Wholly CRAP a OEM Ford $20 truck Bed Bolt?
Well you know what they say, in hot towns come hot senoritas!
Yes, you can get auto parts allot cheaper here.
I would usually take all of my vehicles to get the body work done across the border, but not the way things are over there right now.
Last year Some crooked cops were trying to take away my 03 Screw rolling 22's at gunpoint.....there's nothing like having two AR-15's pointed at you and another pointed to your head to make your day.
But I sure miss getting body work done over there super cheap.
An 89 tempo painted for $250- bodywork, paint and labor included.
An 90 crown victoria for $275 bodywork, paint and labor included.
An 88 Thunderbird for $280 extensive body work, paint and labor included.
And get this, the guy would use PPG urethane paint, absolutely NO BONDO, he would cut out the old sheetmetal and weld on a new piece with a TIG welder.
They would probably would have done your truck for around $600 bucks or so.
Donkey Show Tourguide
Yes, you can get auto parts allot cheaper here.
I would usually take all of my vehicles to get the body work done across the border, but not the way things are over there right now.
Last year Some crooked cops were trying to take away my 03 Screw rolling 22's at gunpoint.....there's nothing like having two AR-15's pointed at you and another pointed to your head to make your day.

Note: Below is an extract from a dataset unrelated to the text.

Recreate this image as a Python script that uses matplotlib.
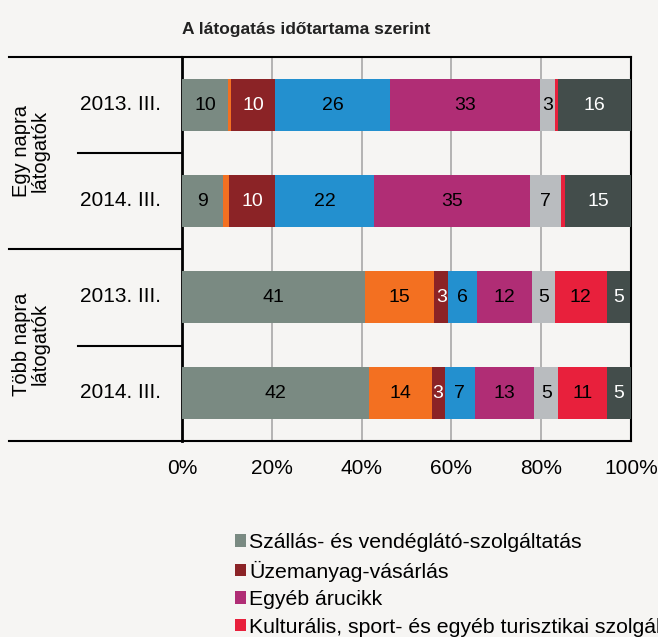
import matplotlib
matplotlib.use("Agg")
import matplotlib.pyplot as plt
from matplotlib.patches import Patch
from matplotlib.lines import Line2D

rows = ["2013. III.", "2014. III.", "2013. III.", "2014. III."]
groups = ["Egy napra\nlátogatók", "Több napra\nlátogatók"]
categories = [
    "Szállás- és vendéglátó-szolgáltatás",
    "Egyéb (narancs)",
    "Üzemanyag-vásárlás",
    "Egyéb (kék)",
    "Egyéb árucikk",
    "Egyéb (szürke)",
    "Kulturális, sport- és egyéb turisztikai szolgáltatás",
    "Egyéb (sötét)",
]
values = [
    [10.3, 0.7, 9.7, 25.7, 33.4, 3.3, 0.7, 16.2],
    [9.2, 1.3, 10.2, 22.1, 34.6, 7.1, 0.9, 14.6],
    [40.8, 15.4, 3.1, 6.3, 12.3, 5.1, 11.6, 5.2],
    [41.7, 13.9, 2.9, 6.8, 13.2, 5.3, 10.8, 5.4],
]
colors = ["#7a8a82", "#f37021", "#8b2326", "#2390cf", "#b02d75", "#b9bcbf", "#e8203c", "#434d4b"]
text_colors = ["black", "black", "white", "black", "black", "black", "black", "white"]
legend_idx = [0, 2, 4, 6]
xticks = [0, 20, 40, 60, 80, 100]

BG = "#f6f5f3"
REG = ["Liberation Sans", "DejaVu Sans"]

fig = plt.figure(figsize=(6.58, 6.37), dpi=100, facecolor=BG)
W, H = 658, 637
ax = fig.add_axes([182 / W, 1 - 441 / H, (631 - 182) / W, (441 - 57) / H])
ax.set_facecolor(BG)

for i, row in enumerate(values):
    left = 0
    for j, v in enumerate(row):
        ax.barh(i, v, left=left, height=0.55, color=colors[j], edgecolor="none", zorder=3)
        if v >= 2:
            ax.text(left + v / 2, i, f"{round(v)}", ha="center", va="center",
                    color=text_colors[j], fontsize=14, family=REG, zorder=4)
        left += v

ax.set_xlim(0, 100)
ax.set_ylim(3.5, -0.5)
ax.set_xticks(xticks)
ax.set_xticklabels([f"{t}%" for t in xticks], family=REG, fontsize=15)
ax.tick_params(axis="x", length=0, pad=13)
ax.set_yticks([])
ax.grid(axis="x", color="#a8a8a8", linewidth=1.2, zorder=0)
for s in ["top", "right", "bottom"]:
    ax.spines[s].set_color("black")
    ax.spines[s].set_linewidth(1.5)
ax.spines["left"].set_color("black")
ax.spines["left"].set_linewidth(2)

# left table lines (figure coordinates)
def hline(y, x0, x1):
    fig.add_artist(Line2D([x0 / W, x1 / W], [1 - y / H, 1 - y / H], color="black", linewidth=1.5))

hline(57, 9, 182)
hline(153, 78, 182)
hline(249, 9, 182)
hline(346, 78, 182)
hline(441, 9, 182)

for i, r in enumerate(rows):
    ax.text(-0.136, i, r, transform=ax.get_yaxis_transform(), ha="center", va="center",
            fontsize=15, family=REG)
for g, label in enumerate(groups):
    fig.text(31 / W, 1 - (151 + g * 193) / H, label, rotation=90, ha="center", va="center",
             fontsize=14.5, family=REG, linespacing=0.95, multialignment="center")

fig.text(306 / W, 1 - 34.3 / H, "A látogatás időtartama szerint", ha="center", va="baseline",
         fontsize=12.5, fontweight="bold", family=REG, color="#222222")

handles = [Patch(facecolor=colors[k], edgecolor="none") for k in legend_idx]
labels = [categories[k] for k in legend_idx]
fig.legend(handles, labels, loc="upper left", bbox_to_anchor=(235 / W, 1 - 533 / H),
           frameon=False, prop={"family": REG, "size": 15.3}, handlelength=0.52,
           handleheight=0.52, handletextpad=0.15, labelspacing=0.4, borderaxespad=0,
           borderpad=0)

fig.savefig("out.png", dpi=100, facecolor=BG)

But I sure miss getting body work done over there super cheap.
An 89 tempo painted for $250- bodywork, paint and labor included.

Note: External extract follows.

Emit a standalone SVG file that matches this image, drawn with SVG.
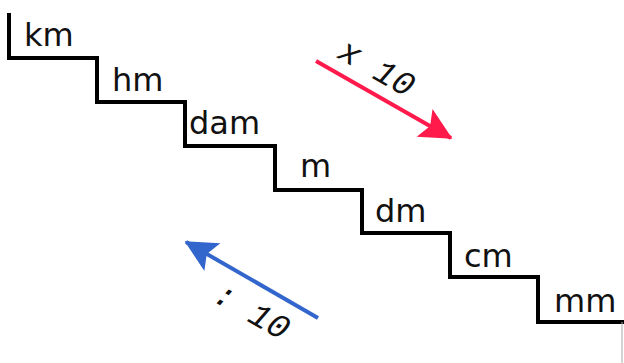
<svg xmlns="http://www.w3.org/2000/svg" width="624" height="363" viewBox="0 0 624 363">
  <style>
    .lbl { font-family: "DejaVu Sans", Verdana, sans-serif; font-size: 32px; fill: #111; }
    .op { font-family: "Liberation Mono", "Courier New", monospace; font-size: 34px; font-style: italic; fill: #111; }
    .stair { fill: none; stroke: #000; stroke-width: 4; stroke-linejoin: miter; stroke-linecap: butt; }
  </style>
  <defs>
    <marker id="redHead" viewBox="0 0 10 10" refX="9.5" refY="5" markerWidth="10" markerHeight="8" markerUnits="strokeWidth" orient="auto">
      <path d="M0,0 L10,5 L0,10 L2,5 Z" fill="#ff1a4b"/>
    </marker>
    <marker id="blueHead" viewBox="0 0 10 10" refX="9.5" refY="5" markerWidth="10" markerHeight="8" markerUnits="strokeWidth" orient="auto">
      <path d="M0,0 L10,5 L0,10 L2,5 Z" fill="#3366cc"/>
    </marker>
  </defs>
  <rect width="624" height="363" fill="#fff"/>
  <g id="stairs">
    <path class="stair" d="M9,13 V58 H97 V102 H185 V146 H275 V190 H362 V233 H450 V277 H538 V322 H624"/>
    <line x1="622" y1="322" x2="622" y2="363" stroke="#aaa" stroke-width="1"/>
  </g>
  <g id="km"><text class="lbl" x="24" y="46">km</text></g>
  <g id="hm"><text class="lbl" x="112" y="91">hm</text></g>
  <g id="dam"><text class="lbl" x="189" y="134">dam</text></g>
  <g id="m"><text class="lbl" x="300" y="177">m</text></g>
  <g id="dm"><text class="lbl" x="375" y="222">dm</text></g>
  <g id="cm"><text class="lbl" x="464" y="267">cm</text></g>
  <g id="mm"><text class="lbl" x="554" y="312">mm</text></g>
  <g id="connectors">
    <line x1="316" y1="61" x2="451" y2="138" stroke="#ff1a4b" stroke-width="4" marker-end="url(#redHead)"/>
    <line x1="318" y1="318" x2="186" y2="242" stroke="#3366cc" stroke-width="4" marker-end="url(#blueHead)"/>
  </g>
  <g id="label-x10"><text class="op" transform="translate(336,57) rotate(30)">x 10</text></g>
  <g id="label-div10"><text class="op" transform="translate(211,300) rotate(30)">: 10</text></g>
</svg>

An 90 crown victoria for $275 bodywork, paint and labor included.
An 88 Thunderbird for $280 extensive body work, paint and labor included.

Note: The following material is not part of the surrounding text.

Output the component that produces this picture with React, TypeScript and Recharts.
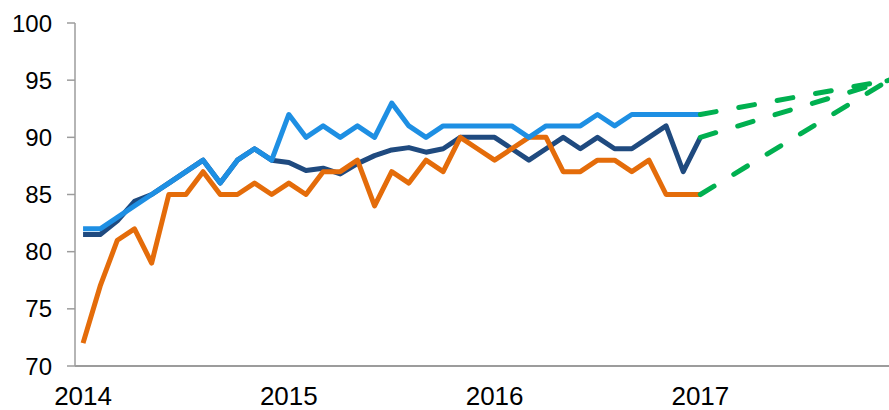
import { LineChart, Line, XAxis, YAxis } from "recharts"

// monthly readings, Jan 2014 .. Jan 2017
const lightBlue = [82, 82, 83, 84, 85, 86, 87, 88, 86, 88, 89, 88, 92, 90, 91, 90, 91, 90, 93, 91, 90, 91, 91, 91, 91, 91, 90, 91, 91, 91, 92, 91, 92, 92, 92, 92, 92]
const navy = [81.5, 81.5, 82.7, 84.4, 85, 86, 87, 88, 86, 88, 89, 88, 87.8, 87.1, 87.3, 86.8, 87.7, 88.4, 88.9, 89.1, 88.7, 89, 90, 90, 90, 89, 88, 89, 90, 89, 90, 89, 89, 90, 91, 87, 90]
const orange = [72, 77, 81, 82, 79, 85, 85, 87, 85, 85, 86, 85, 86, 85, 87, 87, 88, 84, 87, 86, 88, 87, 90, 89, 88, 89, 90, 90, 87, 87, 88, 88, 87, 88, 85, 85, 85]

// dashed targets, Jan 2017 -> Dec 2017
const forecastMonths = [36, 47]
const targetHigh = [92, 95]
const targetMid = [90, 95]
const targetLow = [85, 95]

const yearTicks = [0, 12, 24, 36]
const yearLabels = ["2014", "2015", "2016", "2017"]
const yTicks = [70, 75, 80, 85, 90, 95, 100]

const totalMonths = 48

const data = Array.from({ length: totalMonths }, (_, m) => {
  const f = forecastMonths.indexOf(m)
  return {
    m,
    lightBlue: lightBlue[m],
    navy: navy[m],
    orange: orange[m],
    gHigh: f >= 0 ? targetHigh[f] : undefined,
    gMid: f >= 0 ? targetMid[f] : undefined,
    gLow: f >= 0 ? targetLow[f] : undefined,
  }
})

const axisColor = "#9c9c9c"
const font = "'Liberation Sans', Arial, sans-serif"

export default function App() {
  return (
    <div style={{ position: "absolute", left: 0, top: 0, width: 889, height: 410, background: "#fff" }}>
      <LineChart width={889} height={410} data={data} margin={{ top: 23, right: 0, bottom: 0, left: 0 }}>
        <XAxis
          dataKey="m"
          type="number"
          domain={[-0.47, 47]}
          ticks={yearTicks}
          tickFormatter={(v) => yearLabels[yearTicks.indexOf(v)]}
          height={44}
          tickLine={false}
          tickSize={6}
          tickMargin={15}
          axisLine={{ stroke: axisColor, strokeWidth: 2 }}
          tick={{ fill: "#000", fontSize: 26, fontFamily: font }}
          allowDataOverflow
        />
        <YAxis
          domain={[70, 100]}
          ticks={yTicks}
          width={75}
          tickSize={8}
          tickMargin={15}
          axisLine={{ stroke: axisColor, strokeWidth: 1.5 }}
          tickLine={{ stroke: axisColor, strokeWidth: 1.5 }}
          tick={{ fill: "#000", fontSize: 24, fontFamily: font }}
        />
        <Line dataKey="navy" stroke="#1f4a7f" strokeWidth={5} dot={false} strokeLinejoin="round" isAnimationActive={false} />
        <Line dataKey="orange" stroke="#e46c0a" strokeWidth={5} dot={false} strokeLinejoin="round" isAnimationActive={false} />
        <Line dataKey="lightBlue" stroke="#1e8fe3" strokeWidth={5} dot={false} strokeLinejoin="round" isAnimationActive={false} />
        <Line dataKey="gHigh" stroke="#00b050" strokeWidth={5} strokeDasharray="16 23" strokeLinecap="round" dot={false} connectNulls isAnimationActive={false} />
        <Line dataKey="gMid" stroke="#00b050" strokeWidth={5} strokeDasharray="16 23" strokeLinecap="round" dot={false} connectNulls isAnimationActive={false} />
        <Line dataKey="gLow" stroke="#00b050" strokeWidth={5} strokeDasharray="16 23" strokeLinecap="round" dot={false} connectNulls isAnimationActive={false} />
      </LineChart>
    </div>
  )
}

And get this, the guy would use PPG urethane paint, absolutely NO BONDO, he would cut out the old sheetmetal and weld on a new piece with a TIG welder.
They would probably would have done your truck for around $600 bucks or so.
Donkey Show Tourguide
on my F-150 Screw Driver side uniside I'm going to have to remove it and replace it with my salvaged unisde . In order to take of the uniside on my truck I have to remove all the spot welds which hold the uniside in place. This means on the backside of the truck there are about 15 spot welds I need to get at, so I had to remove the bed to be able to drill them out. Thus the bed removal. Plus the bed on the driver side needs some straitening. Also I found after I removed the bed the frame has rust which I will remove and repaint. But the real reason is so I can remove those spot welds to prep removing and replacing that uniside.
Originally Posted by suncoast ford
Why are you removing the bed?????? 

not for the fain of hear, removal of my c and b pillar on driver side uniside
Originally Posted by satexasf150
You know waht 4points, be careful with those sockets. Ford does this little trick of making the the star just a hair larger than what it should be. What I noticed was even though fits you most likely only going to get two or three chances at removing that nut before it strips. Also, I got my from the huebner dazavala store. The Home depot guy said its just passed the Walmart(7 miles past). I think ford has some special tools to remove these. Hey you know any reasonable(but good) paint guys here in SA? 
Sorry to hear that. The torx bit you describe is exactly what I bought. Unless ford buys special made tools, those bolts were crap. But then again, What ever happen to "ford is job one" or what ever that was. Give you ideal how bad those bolts and compresed nut holders are. I've let them soak for a week straight in silicone bolt spray and still in the vise those bolts will not budge. But ford is willing to sell me set of 6 compresed nuts for around $60 bucks. Oh well, I will check with the salvage people to see what they might have.
Originally Posted by satexasf150
Sorry to hear that. The torx bit you describe is exactly what I bought. Unless ford buys special made tools, those bolts were crap. But then again, What ever happen to "ford is job one" or what ever that was. Give you ideal how bad those bolts and compresed nut holders are. I've let them soak for a week straight in silicone bolt spray and still in the vise those bolts will not budge. But ford is willing to sell me set of 6 compresed nuts for around $60 bucks. Oh well, I will check with the salvage people to see what they might have.


Originally Posted by JDixon
That's because the spray will not loosen the lock-tight on the bolts. Just hit the nuts for a minute with a torch, the small propane kind works great. The bolt will come right out with little wrench effort. I use a Snap-on torx and a Bluepoint impact. Had a Matco torx set, but kept breaking the bits not the bolts.
Thanks,
Where I can I use a Spitznagel spot weld anihilator. It is top of the line for cutting spot welds, but way over priced for casual use. Cost is around $500. Rotobroach makes good cutting bits. I've probably cut more with the rotobroach than anything. Grinding wheel on a cutoff tool does a good job and all but eliminates damaging the underlying metal, makes a mess of metal dust. Don't know how to post a link to show what everything is I'm referring to.
Man these freaking bolts will not loosen. I just about got the nut to turn red from the heat and those bolts will still not come out. Crap.. I don't want to have to buy those freaking pressure nuts from ford. Hey what would you guys think about welding a bolt head onto the broken ones and see it I could get them off that way?